> WHAT IS EXPECTED
Look through the data below. Collect every line where the word "drawn" occurs.

> EXERCISE MATERIALS
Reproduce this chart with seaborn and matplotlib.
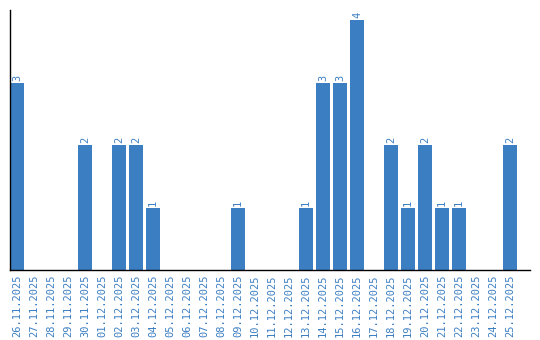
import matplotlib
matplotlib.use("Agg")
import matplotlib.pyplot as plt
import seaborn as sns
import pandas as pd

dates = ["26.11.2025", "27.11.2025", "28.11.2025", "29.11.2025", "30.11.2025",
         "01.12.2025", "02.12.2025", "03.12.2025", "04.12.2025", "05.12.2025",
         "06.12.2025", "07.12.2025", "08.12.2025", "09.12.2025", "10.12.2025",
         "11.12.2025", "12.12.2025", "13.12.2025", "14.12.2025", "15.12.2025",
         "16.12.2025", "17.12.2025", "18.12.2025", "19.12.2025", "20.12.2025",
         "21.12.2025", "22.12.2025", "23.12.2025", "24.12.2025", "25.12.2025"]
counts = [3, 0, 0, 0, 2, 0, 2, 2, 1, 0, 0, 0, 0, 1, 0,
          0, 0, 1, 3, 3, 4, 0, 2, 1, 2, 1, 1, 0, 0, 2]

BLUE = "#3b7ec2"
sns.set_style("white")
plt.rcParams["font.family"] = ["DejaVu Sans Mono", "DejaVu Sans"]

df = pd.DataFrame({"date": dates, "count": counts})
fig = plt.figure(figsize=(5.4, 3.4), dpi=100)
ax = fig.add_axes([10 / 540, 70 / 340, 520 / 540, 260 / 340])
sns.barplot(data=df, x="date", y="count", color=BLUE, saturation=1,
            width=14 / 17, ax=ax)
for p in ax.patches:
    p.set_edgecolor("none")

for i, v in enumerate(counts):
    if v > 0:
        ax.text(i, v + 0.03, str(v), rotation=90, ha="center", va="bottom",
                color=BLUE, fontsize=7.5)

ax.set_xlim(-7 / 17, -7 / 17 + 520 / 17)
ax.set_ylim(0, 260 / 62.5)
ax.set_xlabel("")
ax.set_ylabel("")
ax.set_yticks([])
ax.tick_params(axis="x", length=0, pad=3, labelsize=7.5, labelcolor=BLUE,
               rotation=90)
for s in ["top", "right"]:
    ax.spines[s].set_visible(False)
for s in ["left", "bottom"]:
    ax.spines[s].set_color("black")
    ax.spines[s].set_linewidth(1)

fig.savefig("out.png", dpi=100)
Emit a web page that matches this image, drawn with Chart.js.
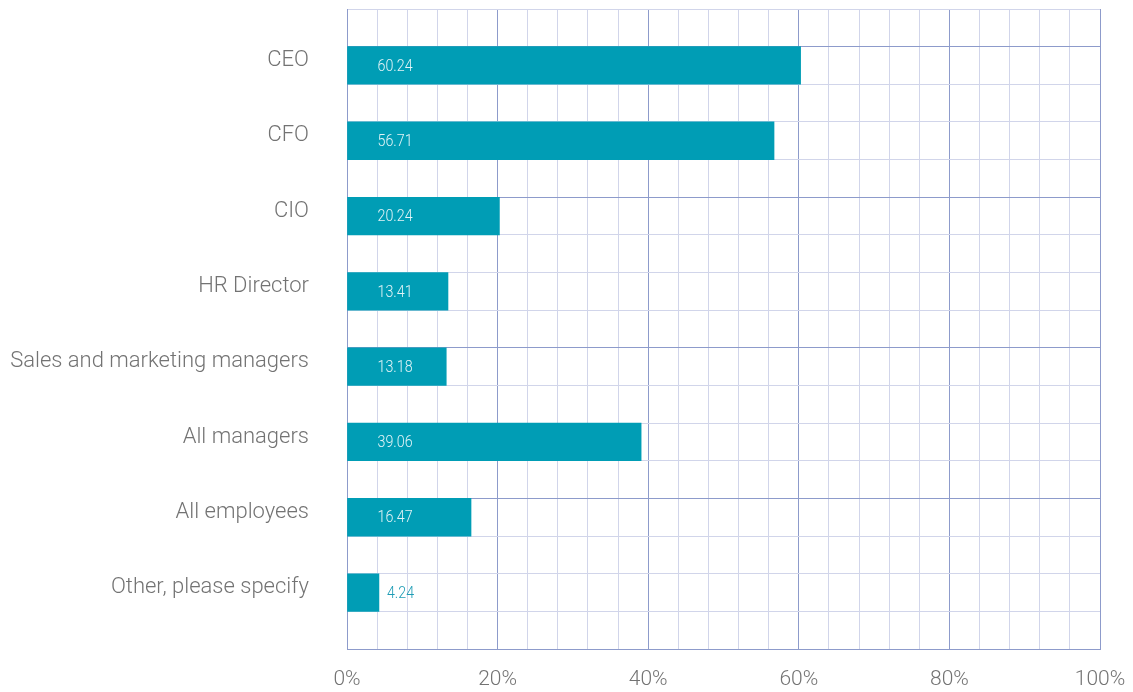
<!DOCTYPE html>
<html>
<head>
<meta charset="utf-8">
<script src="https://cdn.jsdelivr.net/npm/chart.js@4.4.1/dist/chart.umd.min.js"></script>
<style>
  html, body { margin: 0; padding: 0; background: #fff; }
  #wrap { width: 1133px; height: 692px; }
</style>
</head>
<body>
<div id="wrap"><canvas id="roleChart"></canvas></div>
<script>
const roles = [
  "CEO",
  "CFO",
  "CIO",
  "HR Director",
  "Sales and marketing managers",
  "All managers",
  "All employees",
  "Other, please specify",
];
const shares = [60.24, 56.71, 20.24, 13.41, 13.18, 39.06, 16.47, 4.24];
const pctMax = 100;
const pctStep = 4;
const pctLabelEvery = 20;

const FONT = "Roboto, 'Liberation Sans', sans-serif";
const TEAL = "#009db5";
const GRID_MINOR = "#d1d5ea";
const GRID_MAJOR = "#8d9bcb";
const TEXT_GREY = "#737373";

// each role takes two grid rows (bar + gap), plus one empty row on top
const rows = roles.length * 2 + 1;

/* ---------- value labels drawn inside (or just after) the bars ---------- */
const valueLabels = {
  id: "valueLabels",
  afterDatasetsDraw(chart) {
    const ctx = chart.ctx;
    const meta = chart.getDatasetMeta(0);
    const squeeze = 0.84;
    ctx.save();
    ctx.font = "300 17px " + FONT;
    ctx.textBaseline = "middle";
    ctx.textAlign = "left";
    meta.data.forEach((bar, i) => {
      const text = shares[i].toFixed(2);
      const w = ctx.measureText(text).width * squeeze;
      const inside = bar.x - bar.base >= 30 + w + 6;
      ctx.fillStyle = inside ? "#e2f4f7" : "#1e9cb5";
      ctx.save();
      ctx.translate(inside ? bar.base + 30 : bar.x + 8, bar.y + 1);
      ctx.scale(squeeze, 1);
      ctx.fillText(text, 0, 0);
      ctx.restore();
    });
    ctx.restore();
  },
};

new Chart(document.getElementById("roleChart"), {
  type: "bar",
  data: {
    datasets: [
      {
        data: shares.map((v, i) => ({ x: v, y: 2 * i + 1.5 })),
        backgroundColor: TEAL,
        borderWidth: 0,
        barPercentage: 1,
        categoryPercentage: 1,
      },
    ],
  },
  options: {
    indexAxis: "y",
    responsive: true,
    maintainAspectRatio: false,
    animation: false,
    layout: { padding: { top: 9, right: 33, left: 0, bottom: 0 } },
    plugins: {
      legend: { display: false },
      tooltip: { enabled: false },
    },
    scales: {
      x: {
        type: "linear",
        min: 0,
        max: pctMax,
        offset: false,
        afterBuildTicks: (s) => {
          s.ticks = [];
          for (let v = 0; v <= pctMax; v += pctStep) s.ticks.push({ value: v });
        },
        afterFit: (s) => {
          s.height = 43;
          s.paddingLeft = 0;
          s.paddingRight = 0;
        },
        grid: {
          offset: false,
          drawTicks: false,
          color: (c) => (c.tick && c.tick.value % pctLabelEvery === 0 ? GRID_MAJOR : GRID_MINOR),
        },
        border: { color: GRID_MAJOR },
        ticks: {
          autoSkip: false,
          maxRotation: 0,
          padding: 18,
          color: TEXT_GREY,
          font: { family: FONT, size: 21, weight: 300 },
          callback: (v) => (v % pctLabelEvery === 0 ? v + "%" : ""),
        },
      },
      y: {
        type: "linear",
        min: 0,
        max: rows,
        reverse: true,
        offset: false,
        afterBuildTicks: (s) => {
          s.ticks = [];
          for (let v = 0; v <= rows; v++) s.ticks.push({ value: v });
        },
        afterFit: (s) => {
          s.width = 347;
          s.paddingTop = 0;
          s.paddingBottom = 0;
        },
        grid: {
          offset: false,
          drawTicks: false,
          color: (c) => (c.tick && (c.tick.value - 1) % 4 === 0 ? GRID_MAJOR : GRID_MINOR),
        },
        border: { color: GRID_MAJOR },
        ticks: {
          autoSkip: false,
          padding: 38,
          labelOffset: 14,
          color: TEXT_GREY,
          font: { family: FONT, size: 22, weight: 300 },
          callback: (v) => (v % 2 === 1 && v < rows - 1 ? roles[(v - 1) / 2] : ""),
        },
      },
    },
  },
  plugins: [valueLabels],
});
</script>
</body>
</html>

> TASK OUTPUT
Emit a web page that matches this image, drawn with Chart.js.
/* ---------- value labels drawn inside (or just after) the bars ---------- */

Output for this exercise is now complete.